**Stored data**

══════════

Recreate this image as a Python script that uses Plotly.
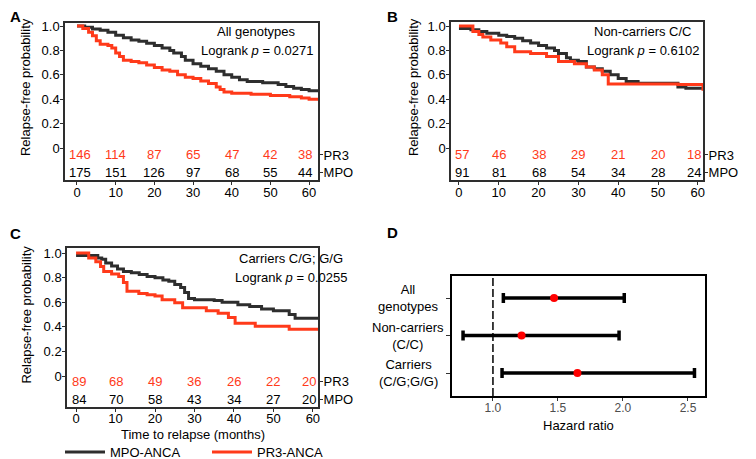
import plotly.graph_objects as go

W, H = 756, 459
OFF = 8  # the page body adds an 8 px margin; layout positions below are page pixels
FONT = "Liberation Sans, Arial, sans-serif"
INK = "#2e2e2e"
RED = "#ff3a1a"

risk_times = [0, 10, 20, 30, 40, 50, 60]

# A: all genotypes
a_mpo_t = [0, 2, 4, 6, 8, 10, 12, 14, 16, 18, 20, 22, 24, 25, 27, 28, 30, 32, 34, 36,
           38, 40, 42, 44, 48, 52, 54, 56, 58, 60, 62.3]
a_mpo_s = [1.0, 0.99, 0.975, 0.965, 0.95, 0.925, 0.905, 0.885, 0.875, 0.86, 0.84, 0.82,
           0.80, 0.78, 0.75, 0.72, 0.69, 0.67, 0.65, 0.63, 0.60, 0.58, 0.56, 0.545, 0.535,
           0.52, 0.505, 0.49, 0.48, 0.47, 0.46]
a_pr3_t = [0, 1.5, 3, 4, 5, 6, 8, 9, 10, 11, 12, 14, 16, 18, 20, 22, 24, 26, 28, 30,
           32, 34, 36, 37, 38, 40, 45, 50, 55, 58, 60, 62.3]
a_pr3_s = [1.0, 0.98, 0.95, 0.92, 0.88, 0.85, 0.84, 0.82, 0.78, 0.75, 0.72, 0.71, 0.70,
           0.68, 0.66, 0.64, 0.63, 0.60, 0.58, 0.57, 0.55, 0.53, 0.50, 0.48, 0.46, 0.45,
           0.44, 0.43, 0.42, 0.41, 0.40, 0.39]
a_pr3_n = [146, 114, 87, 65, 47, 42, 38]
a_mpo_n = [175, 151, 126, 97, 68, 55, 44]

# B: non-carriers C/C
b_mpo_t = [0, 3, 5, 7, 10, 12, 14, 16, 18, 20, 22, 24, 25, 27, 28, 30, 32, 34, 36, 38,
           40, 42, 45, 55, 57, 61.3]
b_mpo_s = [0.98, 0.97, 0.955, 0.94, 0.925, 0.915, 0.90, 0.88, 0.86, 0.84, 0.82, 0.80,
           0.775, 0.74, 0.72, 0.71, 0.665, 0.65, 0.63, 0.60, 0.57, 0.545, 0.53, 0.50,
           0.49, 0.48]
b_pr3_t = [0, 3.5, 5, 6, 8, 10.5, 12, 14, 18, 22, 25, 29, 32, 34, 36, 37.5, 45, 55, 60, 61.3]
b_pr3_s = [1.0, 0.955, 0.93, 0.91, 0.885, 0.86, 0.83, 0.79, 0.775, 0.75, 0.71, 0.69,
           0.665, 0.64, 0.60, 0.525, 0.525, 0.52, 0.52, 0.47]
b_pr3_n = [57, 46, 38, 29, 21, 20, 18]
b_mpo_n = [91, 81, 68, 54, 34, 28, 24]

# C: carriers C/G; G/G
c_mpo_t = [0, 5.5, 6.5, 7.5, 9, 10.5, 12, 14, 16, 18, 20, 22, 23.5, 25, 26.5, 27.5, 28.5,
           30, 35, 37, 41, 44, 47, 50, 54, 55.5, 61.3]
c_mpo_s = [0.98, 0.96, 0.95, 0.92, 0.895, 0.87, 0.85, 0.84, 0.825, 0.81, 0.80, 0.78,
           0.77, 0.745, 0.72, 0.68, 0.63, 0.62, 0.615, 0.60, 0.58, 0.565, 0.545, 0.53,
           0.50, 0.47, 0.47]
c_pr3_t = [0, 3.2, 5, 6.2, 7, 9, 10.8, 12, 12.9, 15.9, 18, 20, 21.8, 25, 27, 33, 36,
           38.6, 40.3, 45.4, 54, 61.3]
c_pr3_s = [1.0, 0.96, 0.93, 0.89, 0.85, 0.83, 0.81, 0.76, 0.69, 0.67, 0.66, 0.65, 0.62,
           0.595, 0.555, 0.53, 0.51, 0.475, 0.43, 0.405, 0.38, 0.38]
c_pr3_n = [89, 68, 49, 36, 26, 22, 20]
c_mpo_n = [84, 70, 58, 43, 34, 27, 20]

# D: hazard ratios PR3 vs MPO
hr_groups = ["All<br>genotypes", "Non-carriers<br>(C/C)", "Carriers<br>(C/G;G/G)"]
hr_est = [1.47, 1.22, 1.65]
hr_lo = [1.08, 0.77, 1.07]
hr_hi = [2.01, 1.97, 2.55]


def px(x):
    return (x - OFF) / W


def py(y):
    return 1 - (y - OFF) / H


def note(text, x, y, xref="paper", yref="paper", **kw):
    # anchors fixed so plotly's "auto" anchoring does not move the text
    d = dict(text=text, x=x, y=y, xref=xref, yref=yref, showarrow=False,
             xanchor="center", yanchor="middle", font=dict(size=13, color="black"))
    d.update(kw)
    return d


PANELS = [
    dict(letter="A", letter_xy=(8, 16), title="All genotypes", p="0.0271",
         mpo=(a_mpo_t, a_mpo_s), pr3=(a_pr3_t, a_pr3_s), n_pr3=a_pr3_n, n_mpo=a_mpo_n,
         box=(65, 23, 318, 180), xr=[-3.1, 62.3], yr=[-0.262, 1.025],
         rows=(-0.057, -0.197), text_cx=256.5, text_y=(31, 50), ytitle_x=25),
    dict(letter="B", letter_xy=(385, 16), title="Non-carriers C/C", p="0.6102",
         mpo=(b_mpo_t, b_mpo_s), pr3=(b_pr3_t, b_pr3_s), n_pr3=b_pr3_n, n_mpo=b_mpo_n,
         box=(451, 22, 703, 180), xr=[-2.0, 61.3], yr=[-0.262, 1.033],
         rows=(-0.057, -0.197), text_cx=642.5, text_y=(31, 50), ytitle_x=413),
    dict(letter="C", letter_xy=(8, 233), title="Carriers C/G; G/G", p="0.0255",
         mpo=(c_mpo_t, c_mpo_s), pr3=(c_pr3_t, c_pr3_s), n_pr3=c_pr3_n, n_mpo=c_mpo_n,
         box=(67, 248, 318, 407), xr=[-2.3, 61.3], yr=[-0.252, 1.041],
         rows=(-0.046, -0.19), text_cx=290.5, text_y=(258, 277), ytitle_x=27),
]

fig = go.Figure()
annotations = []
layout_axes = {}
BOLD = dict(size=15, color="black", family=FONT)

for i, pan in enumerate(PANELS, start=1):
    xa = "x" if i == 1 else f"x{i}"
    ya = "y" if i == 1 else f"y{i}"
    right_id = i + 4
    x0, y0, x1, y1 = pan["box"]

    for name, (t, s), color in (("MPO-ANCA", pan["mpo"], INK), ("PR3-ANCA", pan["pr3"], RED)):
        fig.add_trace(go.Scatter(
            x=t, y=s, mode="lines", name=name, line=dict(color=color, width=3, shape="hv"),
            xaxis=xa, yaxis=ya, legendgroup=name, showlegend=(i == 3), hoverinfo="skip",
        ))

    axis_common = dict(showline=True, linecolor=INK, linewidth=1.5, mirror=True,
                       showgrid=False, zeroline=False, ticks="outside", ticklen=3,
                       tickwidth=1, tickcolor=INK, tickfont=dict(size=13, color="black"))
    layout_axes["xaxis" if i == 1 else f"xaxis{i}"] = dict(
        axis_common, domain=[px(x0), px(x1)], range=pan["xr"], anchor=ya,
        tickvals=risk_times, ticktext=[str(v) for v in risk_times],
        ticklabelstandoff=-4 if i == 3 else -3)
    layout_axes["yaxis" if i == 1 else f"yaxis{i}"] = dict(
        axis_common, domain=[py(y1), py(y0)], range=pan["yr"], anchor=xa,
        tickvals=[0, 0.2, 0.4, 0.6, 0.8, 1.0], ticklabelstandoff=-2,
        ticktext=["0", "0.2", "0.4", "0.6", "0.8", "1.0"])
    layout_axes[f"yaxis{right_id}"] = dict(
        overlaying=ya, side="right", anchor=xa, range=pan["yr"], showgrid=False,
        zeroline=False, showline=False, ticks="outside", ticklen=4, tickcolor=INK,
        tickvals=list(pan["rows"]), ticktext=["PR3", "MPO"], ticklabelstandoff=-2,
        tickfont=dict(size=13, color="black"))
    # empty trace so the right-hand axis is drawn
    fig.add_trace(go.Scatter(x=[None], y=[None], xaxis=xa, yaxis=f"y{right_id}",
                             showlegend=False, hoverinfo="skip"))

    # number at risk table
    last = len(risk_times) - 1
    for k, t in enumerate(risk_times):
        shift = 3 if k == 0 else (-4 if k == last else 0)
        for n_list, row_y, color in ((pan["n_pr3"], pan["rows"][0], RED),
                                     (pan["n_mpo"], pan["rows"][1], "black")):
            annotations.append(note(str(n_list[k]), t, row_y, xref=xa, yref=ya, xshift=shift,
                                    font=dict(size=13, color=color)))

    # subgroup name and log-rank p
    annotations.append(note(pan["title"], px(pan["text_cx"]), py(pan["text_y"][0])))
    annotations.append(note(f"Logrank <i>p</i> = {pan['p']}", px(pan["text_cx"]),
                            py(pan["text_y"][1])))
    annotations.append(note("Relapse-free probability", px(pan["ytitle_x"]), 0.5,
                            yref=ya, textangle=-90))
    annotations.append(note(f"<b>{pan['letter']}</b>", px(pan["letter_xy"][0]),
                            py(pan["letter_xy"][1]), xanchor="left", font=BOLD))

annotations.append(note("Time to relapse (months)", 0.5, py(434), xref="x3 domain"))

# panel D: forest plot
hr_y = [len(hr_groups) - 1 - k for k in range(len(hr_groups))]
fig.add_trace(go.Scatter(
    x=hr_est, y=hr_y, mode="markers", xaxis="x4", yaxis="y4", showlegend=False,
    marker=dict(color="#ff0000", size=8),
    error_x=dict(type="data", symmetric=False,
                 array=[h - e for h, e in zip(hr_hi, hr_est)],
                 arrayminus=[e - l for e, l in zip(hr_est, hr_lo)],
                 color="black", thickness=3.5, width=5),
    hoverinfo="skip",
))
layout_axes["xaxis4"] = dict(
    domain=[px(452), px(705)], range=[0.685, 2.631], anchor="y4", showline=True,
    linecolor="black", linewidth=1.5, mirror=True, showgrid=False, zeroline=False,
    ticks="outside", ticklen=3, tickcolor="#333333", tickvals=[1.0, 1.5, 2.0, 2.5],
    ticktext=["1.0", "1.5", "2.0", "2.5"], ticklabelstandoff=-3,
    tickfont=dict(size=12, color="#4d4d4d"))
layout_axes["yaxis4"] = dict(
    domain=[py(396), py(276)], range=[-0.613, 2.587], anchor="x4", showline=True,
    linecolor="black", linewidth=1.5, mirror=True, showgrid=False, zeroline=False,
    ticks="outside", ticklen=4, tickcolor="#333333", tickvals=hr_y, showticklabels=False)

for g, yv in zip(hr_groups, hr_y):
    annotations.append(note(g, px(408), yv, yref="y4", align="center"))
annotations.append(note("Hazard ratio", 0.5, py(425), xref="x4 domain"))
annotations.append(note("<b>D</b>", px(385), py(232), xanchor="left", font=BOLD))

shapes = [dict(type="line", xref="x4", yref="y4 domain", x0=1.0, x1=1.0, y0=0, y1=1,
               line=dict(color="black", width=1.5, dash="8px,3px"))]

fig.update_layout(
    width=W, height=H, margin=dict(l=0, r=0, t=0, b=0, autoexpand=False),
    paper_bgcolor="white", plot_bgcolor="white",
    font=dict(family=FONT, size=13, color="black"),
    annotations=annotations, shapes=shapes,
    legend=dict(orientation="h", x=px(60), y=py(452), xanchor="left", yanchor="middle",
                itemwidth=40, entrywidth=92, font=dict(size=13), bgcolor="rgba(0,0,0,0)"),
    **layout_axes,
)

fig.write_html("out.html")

══════════

**Problem to solve**
From the first line above to the line containing "risk_times = [0, 10, 20, 30, 40, 50, 60]", repeat each line exactly. Pictures stay out.

**Solution to this exercise**
Recreate this image as a Python script that uses Plotly.
import plotly.graph_objects as go

W, H = 756, 459
OFF = 8  # the page body adds an 8 px margin; layout positions below are page pixels
FONT = "Liberation Sans, Arial, sans-serif"
INK = "#2e2e2e"
RED = "#ff3a1a"

risk_times = [0, 10, 20, 30, 40, 50, 60]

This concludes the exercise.